▶ [Problem requirements]
Copy exactly, leaving out every image, the lines from the one with "Rebuild this chart" through the one with "YAxis, ReferenceArea, Legend", inclusive.

Charts and diagrams as code:
============================================================

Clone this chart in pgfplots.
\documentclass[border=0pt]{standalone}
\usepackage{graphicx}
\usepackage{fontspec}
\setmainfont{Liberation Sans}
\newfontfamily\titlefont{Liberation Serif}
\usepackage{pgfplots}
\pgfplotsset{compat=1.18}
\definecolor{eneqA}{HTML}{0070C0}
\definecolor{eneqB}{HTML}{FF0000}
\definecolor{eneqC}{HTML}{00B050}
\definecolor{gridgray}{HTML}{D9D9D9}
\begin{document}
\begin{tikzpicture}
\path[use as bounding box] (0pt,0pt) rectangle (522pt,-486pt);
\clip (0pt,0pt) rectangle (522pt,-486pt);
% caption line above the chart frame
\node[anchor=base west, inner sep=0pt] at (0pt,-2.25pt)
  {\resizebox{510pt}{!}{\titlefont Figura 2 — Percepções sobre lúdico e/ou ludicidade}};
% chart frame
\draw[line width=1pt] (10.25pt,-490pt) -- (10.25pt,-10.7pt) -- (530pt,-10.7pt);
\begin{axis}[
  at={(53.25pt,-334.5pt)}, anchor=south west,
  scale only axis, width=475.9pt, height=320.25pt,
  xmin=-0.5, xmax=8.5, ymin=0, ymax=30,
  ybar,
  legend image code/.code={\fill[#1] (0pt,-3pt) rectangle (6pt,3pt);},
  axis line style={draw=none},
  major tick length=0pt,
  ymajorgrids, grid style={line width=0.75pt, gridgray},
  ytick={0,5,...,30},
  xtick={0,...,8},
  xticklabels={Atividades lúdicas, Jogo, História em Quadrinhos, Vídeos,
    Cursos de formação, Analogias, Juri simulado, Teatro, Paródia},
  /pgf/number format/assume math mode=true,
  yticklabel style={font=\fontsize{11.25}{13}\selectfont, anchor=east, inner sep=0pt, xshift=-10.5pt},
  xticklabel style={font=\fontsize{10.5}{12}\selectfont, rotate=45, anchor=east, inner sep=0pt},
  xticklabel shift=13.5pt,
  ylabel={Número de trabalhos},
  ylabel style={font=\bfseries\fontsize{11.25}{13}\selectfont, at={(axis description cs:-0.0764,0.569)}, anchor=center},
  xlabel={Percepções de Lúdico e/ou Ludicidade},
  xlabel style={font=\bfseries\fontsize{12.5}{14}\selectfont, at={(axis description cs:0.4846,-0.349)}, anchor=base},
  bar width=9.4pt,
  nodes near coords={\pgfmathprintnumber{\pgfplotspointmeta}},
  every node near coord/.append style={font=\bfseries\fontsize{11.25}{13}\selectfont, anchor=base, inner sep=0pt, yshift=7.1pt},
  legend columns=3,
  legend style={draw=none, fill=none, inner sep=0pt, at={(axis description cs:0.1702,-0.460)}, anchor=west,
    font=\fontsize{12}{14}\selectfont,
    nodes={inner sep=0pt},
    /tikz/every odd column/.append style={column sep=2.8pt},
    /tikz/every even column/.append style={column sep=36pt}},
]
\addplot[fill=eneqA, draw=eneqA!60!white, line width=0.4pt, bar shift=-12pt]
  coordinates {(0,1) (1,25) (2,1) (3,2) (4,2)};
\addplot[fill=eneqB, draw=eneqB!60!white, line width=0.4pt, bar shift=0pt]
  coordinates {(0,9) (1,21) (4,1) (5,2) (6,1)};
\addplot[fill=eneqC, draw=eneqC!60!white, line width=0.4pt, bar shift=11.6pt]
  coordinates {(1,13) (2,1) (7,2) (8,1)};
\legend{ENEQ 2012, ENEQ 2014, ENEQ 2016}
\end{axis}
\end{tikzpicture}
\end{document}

============================================================

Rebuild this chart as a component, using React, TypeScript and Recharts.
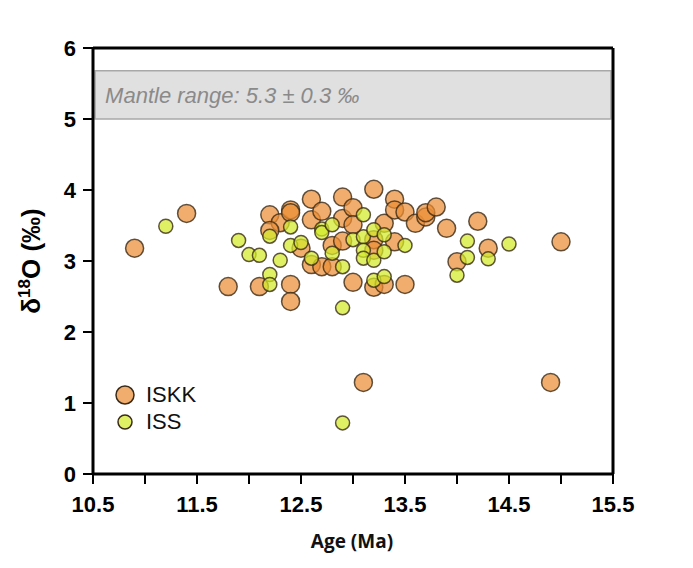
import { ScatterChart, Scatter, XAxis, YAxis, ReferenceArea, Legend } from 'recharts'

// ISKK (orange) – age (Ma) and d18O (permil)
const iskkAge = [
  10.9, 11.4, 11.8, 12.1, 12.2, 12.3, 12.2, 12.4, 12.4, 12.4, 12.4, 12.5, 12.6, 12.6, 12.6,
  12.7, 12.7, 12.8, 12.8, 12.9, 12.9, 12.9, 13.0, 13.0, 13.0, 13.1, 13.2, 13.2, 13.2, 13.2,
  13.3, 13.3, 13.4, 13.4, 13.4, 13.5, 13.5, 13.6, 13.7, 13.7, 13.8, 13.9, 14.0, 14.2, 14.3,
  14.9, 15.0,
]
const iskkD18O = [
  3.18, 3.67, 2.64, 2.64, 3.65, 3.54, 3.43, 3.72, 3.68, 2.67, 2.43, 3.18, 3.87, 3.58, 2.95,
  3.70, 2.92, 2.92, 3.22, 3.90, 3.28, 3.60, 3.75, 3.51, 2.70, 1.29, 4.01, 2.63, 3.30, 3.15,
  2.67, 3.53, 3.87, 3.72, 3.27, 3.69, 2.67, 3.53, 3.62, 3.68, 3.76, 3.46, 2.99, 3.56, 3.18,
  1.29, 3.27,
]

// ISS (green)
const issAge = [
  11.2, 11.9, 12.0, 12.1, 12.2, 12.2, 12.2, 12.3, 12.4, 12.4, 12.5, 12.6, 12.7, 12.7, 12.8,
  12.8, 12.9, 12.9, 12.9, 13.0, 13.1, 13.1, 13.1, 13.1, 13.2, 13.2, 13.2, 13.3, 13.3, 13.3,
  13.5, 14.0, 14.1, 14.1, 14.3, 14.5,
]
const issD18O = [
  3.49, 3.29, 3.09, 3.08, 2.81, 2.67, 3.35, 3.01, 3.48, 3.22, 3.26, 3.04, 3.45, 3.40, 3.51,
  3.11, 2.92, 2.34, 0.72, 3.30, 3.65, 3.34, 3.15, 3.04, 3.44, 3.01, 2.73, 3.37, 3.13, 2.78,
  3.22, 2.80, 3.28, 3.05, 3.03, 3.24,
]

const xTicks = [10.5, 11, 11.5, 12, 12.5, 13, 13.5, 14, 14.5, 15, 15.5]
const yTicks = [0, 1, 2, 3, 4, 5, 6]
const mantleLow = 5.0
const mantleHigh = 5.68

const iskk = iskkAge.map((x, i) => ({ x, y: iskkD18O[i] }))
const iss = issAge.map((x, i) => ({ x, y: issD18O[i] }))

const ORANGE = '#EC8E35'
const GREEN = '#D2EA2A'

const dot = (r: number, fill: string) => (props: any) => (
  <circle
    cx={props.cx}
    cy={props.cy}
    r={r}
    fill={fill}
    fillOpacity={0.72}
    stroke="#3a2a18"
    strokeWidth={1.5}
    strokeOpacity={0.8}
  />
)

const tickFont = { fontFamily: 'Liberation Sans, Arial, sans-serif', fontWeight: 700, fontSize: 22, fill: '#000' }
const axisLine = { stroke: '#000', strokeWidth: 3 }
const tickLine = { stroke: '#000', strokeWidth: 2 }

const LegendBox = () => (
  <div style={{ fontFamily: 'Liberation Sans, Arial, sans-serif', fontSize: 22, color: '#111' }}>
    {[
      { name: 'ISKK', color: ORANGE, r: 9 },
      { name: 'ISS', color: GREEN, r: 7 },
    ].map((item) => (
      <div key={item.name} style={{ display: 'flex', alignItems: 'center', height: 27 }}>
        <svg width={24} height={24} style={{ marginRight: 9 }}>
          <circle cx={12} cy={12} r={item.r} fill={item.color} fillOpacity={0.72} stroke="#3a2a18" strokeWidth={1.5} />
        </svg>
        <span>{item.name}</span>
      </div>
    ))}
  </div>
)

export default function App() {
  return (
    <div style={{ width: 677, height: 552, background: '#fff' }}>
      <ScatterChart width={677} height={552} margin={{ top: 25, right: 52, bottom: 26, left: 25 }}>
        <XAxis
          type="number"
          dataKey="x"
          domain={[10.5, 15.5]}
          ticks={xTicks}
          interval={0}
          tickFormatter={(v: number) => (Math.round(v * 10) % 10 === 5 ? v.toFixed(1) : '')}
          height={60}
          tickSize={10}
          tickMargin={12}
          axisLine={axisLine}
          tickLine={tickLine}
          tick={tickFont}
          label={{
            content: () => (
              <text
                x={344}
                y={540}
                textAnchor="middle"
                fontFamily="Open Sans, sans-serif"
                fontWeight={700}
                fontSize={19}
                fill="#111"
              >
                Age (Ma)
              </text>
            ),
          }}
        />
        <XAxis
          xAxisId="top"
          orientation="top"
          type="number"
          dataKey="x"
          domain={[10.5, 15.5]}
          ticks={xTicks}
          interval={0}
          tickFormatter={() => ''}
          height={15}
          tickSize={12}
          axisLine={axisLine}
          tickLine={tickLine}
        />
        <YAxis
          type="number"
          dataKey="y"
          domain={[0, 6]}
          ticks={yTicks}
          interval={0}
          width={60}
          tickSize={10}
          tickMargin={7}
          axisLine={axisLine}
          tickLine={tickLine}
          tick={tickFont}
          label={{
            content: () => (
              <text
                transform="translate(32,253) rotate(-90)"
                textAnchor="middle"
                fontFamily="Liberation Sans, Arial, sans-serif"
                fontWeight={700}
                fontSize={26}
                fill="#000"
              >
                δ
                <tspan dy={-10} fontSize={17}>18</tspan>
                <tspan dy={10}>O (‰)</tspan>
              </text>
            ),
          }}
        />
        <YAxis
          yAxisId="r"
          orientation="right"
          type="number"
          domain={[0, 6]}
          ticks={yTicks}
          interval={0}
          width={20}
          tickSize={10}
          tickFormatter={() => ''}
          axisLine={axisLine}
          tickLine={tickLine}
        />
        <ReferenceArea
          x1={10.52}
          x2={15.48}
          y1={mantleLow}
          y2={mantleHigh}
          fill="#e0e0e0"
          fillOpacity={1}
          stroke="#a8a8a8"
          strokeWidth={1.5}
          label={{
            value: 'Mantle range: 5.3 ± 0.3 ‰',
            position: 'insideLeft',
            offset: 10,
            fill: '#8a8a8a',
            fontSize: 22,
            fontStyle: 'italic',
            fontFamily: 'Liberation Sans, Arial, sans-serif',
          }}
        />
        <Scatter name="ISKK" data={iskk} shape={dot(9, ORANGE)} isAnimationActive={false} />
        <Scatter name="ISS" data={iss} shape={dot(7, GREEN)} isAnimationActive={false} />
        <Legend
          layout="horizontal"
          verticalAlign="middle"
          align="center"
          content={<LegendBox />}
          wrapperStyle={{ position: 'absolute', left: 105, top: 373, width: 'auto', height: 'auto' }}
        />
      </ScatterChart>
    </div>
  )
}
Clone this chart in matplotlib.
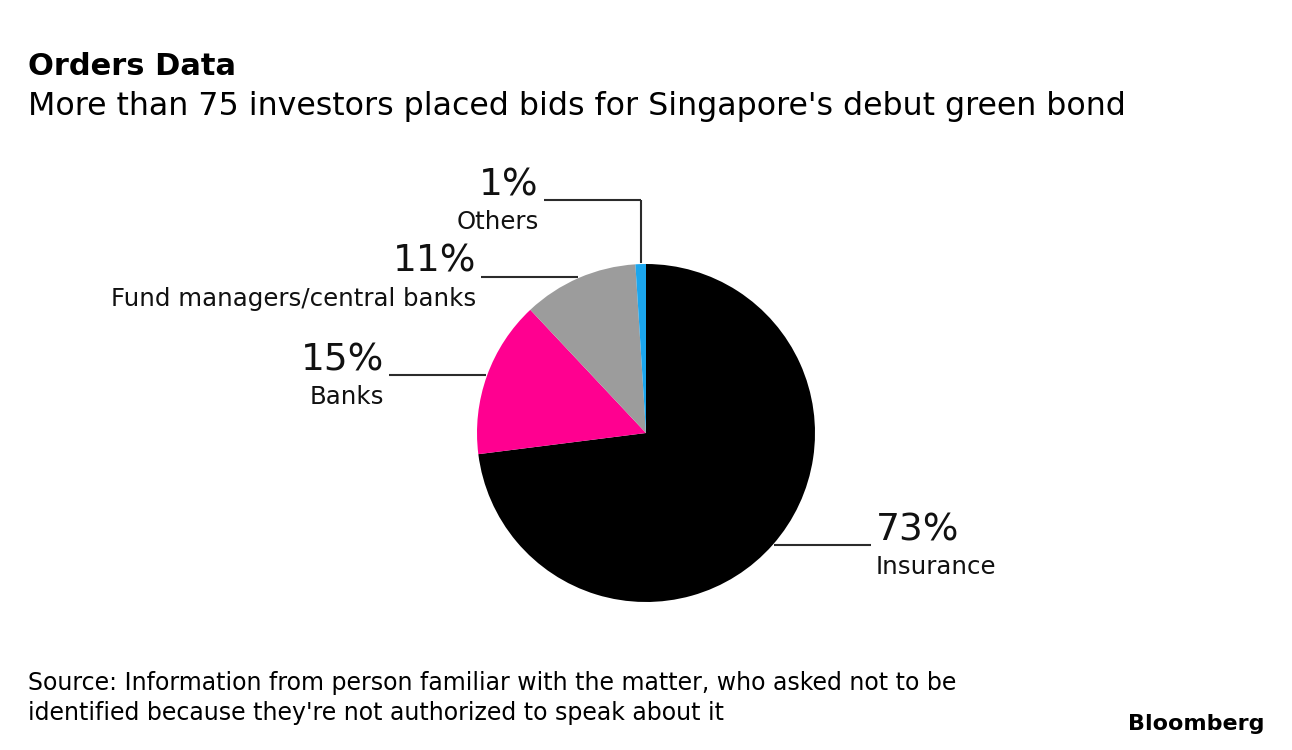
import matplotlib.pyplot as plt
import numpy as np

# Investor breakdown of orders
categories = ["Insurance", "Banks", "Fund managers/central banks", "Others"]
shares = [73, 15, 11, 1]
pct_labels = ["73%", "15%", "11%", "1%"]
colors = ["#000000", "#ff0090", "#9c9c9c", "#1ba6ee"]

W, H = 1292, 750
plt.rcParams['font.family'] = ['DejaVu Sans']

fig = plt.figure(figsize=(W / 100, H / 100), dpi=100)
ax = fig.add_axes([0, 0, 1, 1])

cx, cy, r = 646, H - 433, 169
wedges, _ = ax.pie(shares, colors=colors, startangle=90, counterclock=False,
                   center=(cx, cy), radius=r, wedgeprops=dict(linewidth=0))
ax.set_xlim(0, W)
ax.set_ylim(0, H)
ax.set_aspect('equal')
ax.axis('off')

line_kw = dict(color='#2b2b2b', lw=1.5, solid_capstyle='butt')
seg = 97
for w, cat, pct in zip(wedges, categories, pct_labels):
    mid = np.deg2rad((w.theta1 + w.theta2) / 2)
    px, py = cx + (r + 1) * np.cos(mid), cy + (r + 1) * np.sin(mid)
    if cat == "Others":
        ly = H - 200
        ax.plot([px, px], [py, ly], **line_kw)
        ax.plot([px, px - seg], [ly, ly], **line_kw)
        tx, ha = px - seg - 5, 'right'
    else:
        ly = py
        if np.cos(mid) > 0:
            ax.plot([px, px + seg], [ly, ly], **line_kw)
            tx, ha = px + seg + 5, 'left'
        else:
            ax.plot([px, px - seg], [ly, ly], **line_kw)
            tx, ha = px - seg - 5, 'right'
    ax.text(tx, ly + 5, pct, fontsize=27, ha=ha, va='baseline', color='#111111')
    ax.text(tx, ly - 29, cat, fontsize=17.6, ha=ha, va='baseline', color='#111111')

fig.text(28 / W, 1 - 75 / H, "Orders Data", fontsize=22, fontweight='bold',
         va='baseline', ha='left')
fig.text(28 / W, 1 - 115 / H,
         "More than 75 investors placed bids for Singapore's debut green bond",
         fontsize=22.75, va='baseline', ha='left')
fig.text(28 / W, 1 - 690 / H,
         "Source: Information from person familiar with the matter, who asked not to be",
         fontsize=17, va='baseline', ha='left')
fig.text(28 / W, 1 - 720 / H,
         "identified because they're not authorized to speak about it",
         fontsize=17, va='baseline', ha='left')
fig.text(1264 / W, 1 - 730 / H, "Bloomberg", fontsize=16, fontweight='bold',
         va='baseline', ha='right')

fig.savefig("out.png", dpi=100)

============================================================

▶ [Exercise response]
Rebuild this chart as a component, using React, TypeScript and Recharts.
import { ScatterChart, Scatter, XAxis, YAxis, ReferenceArea, Legend } from 'recharts'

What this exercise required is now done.